WHAT TO PRODUCE:
Reproduce every line of the material below, but drop the pictures.

RECORDED DATA:

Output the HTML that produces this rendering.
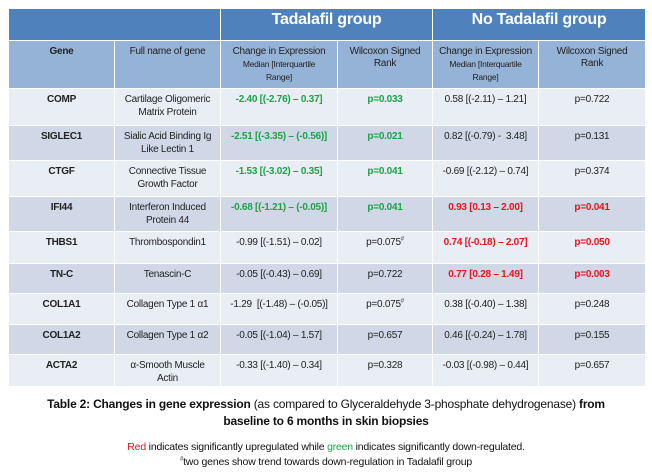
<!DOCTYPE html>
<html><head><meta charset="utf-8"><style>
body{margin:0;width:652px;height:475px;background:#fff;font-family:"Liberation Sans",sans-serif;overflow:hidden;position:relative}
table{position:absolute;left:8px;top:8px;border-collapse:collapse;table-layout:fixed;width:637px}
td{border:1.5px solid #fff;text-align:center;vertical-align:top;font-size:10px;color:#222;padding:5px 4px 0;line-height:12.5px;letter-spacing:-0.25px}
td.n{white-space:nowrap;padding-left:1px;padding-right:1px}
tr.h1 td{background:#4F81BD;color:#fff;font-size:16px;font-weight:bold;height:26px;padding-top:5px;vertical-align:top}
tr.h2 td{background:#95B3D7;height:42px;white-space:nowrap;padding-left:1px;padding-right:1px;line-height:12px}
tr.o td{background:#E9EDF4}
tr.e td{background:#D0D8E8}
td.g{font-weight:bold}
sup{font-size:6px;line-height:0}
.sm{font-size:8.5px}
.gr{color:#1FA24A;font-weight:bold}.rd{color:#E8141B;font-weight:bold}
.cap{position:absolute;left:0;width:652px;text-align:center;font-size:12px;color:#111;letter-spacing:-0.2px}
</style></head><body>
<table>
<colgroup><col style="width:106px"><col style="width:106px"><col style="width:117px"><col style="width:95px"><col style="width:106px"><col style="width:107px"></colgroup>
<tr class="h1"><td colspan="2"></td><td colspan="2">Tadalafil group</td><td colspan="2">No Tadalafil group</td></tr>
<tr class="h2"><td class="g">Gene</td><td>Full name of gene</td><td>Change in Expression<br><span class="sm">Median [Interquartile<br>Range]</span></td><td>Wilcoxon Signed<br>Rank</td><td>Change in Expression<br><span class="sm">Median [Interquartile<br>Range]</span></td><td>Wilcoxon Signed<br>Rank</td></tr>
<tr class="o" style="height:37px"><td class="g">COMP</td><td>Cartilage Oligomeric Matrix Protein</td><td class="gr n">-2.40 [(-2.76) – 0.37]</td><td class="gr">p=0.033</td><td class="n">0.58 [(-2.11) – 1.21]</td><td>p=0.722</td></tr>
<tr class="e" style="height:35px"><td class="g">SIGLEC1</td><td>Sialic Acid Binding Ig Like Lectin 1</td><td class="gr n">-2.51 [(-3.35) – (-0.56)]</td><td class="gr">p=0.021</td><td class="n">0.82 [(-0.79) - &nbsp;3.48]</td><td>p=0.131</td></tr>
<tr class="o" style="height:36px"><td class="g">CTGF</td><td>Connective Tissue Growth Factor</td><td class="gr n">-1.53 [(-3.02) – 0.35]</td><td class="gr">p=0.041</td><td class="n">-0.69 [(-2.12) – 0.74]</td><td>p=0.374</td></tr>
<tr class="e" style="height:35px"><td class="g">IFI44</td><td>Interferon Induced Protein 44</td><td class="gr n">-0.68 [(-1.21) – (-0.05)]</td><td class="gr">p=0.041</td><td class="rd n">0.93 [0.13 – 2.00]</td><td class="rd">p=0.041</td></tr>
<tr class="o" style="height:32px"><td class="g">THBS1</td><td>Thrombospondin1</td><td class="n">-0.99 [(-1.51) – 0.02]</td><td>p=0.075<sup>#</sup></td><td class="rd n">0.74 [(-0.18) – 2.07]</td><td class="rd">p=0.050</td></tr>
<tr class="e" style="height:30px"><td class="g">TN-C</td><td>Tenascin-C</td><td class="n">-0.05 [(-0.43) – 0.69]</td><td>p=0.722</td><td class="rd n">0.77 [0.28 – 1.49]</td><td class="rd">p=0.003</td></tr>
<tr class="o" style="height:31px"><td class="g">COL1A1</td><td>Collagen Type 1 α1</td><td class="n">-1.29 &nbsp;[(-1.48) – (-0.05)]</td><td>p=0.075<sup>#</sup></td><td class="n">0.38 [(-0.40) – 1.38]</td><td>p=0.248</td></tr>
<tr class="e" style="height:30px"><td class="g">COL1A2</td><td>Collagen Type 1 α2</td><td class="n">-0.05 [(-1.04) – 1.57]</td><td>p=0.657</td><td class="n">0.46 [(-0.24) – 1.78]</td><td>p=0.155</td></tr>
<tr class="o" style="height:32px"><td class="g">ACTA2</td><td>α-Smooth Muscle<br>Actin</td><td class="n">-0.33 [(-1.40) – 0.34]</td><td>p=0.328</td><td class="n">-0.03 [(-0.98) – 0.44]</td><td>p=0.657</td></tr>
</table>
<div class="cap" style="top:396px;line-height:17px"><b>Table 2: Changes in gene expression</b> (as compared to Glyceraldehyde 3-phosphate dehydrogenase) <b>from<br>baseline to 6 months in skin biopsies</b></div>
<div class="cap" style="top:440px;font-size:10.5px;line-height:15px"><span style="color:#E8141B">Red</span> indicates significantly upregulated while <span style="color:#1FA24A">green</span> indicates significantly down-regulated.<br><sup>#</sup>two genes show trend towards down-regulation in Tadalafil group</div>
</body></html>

FINAL RESULT:
Output the HTML that produces this rendering.
<!DOCTYPE html>
<html><head><meta charset="utf-8"><style>
body{margin:0;width:652px;height:475px;background:#fff;font-family:"Liberation Sans",sans-serif;overflow:hidden;position:relative}
table{position:absolute;left:8px;top:8px;border-collapse:collapse;table-layout:fixed;width:637px}
td{border:1.5px solid #fff;text-align:center;vertical-align:top;font-size:10px;color:#222;padding:5px 4px 0;line-height:12.5px;letter-spacing:-0.25px}
td.n{white-space:nowrap;padding-left:1px;padding-right:1px}
tr.h1 td{background:#4F81BD;color:#fff;font-size:16px;font-weight:bold;height:26px;padding-top:5px;vertical-align:top}
tr.h2 td{background:#95B3D7;height:42px;white-space:nowrap;padding-left:1px;padding-right:1px;line-height:12px}
tr.o td{background:#E9EDF4}
tr.e td{background:#D0D8E8}
td.g{font-weight:bold}
sup{font-size:6px;line-height:0}
.sm{font-size:8.5px}
.gr{color:#1FA24A;font-weight:bold}.rd{color:#E8141B;font-weight:bold}
.cap{position:absolute;left:0;width:652px;text-align:center;font-size:12px;color:#111;letter-spacing:-0.2px}
</style></head><body>
<table>
<colgroup><col style="width:106px"><col style="width:106px"><col style="width:117px"><col style="width:95px"><col style="width:106px"><col style="width:107px"></colgroup>
<tr class="h1"><td colspan="2"></td><td colspan="2">Tadalafil group</td><td colspan="2">No Tadalafil group</td></tr>
<tr class="h2"><td class="g">Gene</td><td>Full name of gene</td><td>Change in Expression<br><span class="sm">Median [Interquartile<br>Range]</span></td><td>Wilcoxon Signed<br>Rank</td><td>Change in Expression<br><span class="sm">Median [Interquartile<br>Range]</span></td><td>Wilcoxon Signed<br>Rank</td></tr>
<tr class="o" style="height:37px"><td class="g">COMP</td><td>Cartilage Oligomeric Matrix Protein</td><td class="gr n">-2.40 [(-2.76) – 0.37]</td><td class="gr">p=0.033</td><td class="n">0.58 [(-2.11) – 1.21]</td><td>p=0.722</td></tr>
<tr class="e" style="height:35px"><td class="g">SIGLEC1</td><td>Sialic Acid Binding Ig Like Lectin 1</td><td class="gr n">-2.51 [(-3.35) – (-0.56)]</td><td class="gr">p=0.021</td><td class="n">0.82 [(-0.79) - &nbsp;3.48]</td><td>p=0.131</td></tr>
<tr class="o" style="height:36px"><td class="g">CTGF</td><td>Connective Tissue Growth Factor</td><td class="gr n">-1.53 [(-3.02) – 0.35]</td><td class="gr">p=0.041</td><td class="n">-0.69 [(-2.12) – 0.74]</td><td>p=0.374</td></tr>
<tr class="e" style="height:35px"><td class="g">IFI44</td><td>Interferon Induced Protein 44</td><td class="gr n">-0.68 [(-1.21) – (-0.05)]</td><td class="gr">p=0.041</td><td class="rd n">0.93 [0.13 – 2.00]</td><td class="rd">p=0.041</td></tr>
<tr class="o" style="height:32px"><td class="g">THBS1</td><td>Thrombospondin1</td><td class="n">-0.99 [(-1.51) – 0.02]</td><td>p=0.075<sup>#</sup></td><td class="rd n">0.74 [(-0.18) – 2.07]</td><td class="rd">p=0.050</td></tr>
<tr class="e" style="height:30px"><td class="g">TN-C</td><td>Tenascin-C</td><td class="n">-0.05 [(-0.43) – 0.69]</td><td>p=0.722</td><td class="rd n">0.77 [0.28 – 1.49]</td><td class="rd">p=0.003</td></tr>
<tr class="o" style="height:31px"><td class="g">COL1A1</td><td>Collagen Type 1 α1</td><td class="n">-1.29 &nbsp;[(-1.48) – (-0.05)]</td><td>p=0.075<sup>#</sup></td><td class="n">0.38 [(-0.40) – 1.38]</td><td>p=0.248</td></tr>
<tr class="e" style="height:30px"><td class="g">COL1A2</td><td>Collagen Type 1 α2</td><td class="n">-0.05 [(-1.04) – 1.57]</td><td>p=0.657</td><td class="n">0.46 [(-0.24) – 1.78]</td><td>p=0.155</td></tr>
<tr class="o" style="height:32px"><td class="g">ACTA2</td><td>α-Smooth Muscle<br>Actin</td><td class="n">-0.33 [(-1.40) – 0.34]</td><td>p=0.328</td><td class="n">-0.03 [(-0.98) – 0.44]</td><td>p=0.657</td></tr>
</table>
<div class="cap" style="top:396px;line-height:17px"><b>Table 2: Changes in gene expression</b> (as compared to Glyceraldehyde 3-phosphate dehydrogenase) <b>from<br>baseline to 6 months in skin biopsies</b></div>
<div class="cap" style="top:440px;font-size:10.5px;line-height:15px"><span style="color:#E8141B">Red</span> indicates significantly upregulated while <span style="color:#1FA24A">green</span> indicates significantly down-regulated.<br><sup>#</sup>two genes show trend towards down-regulation in Tadalafil group</div>
</body></html>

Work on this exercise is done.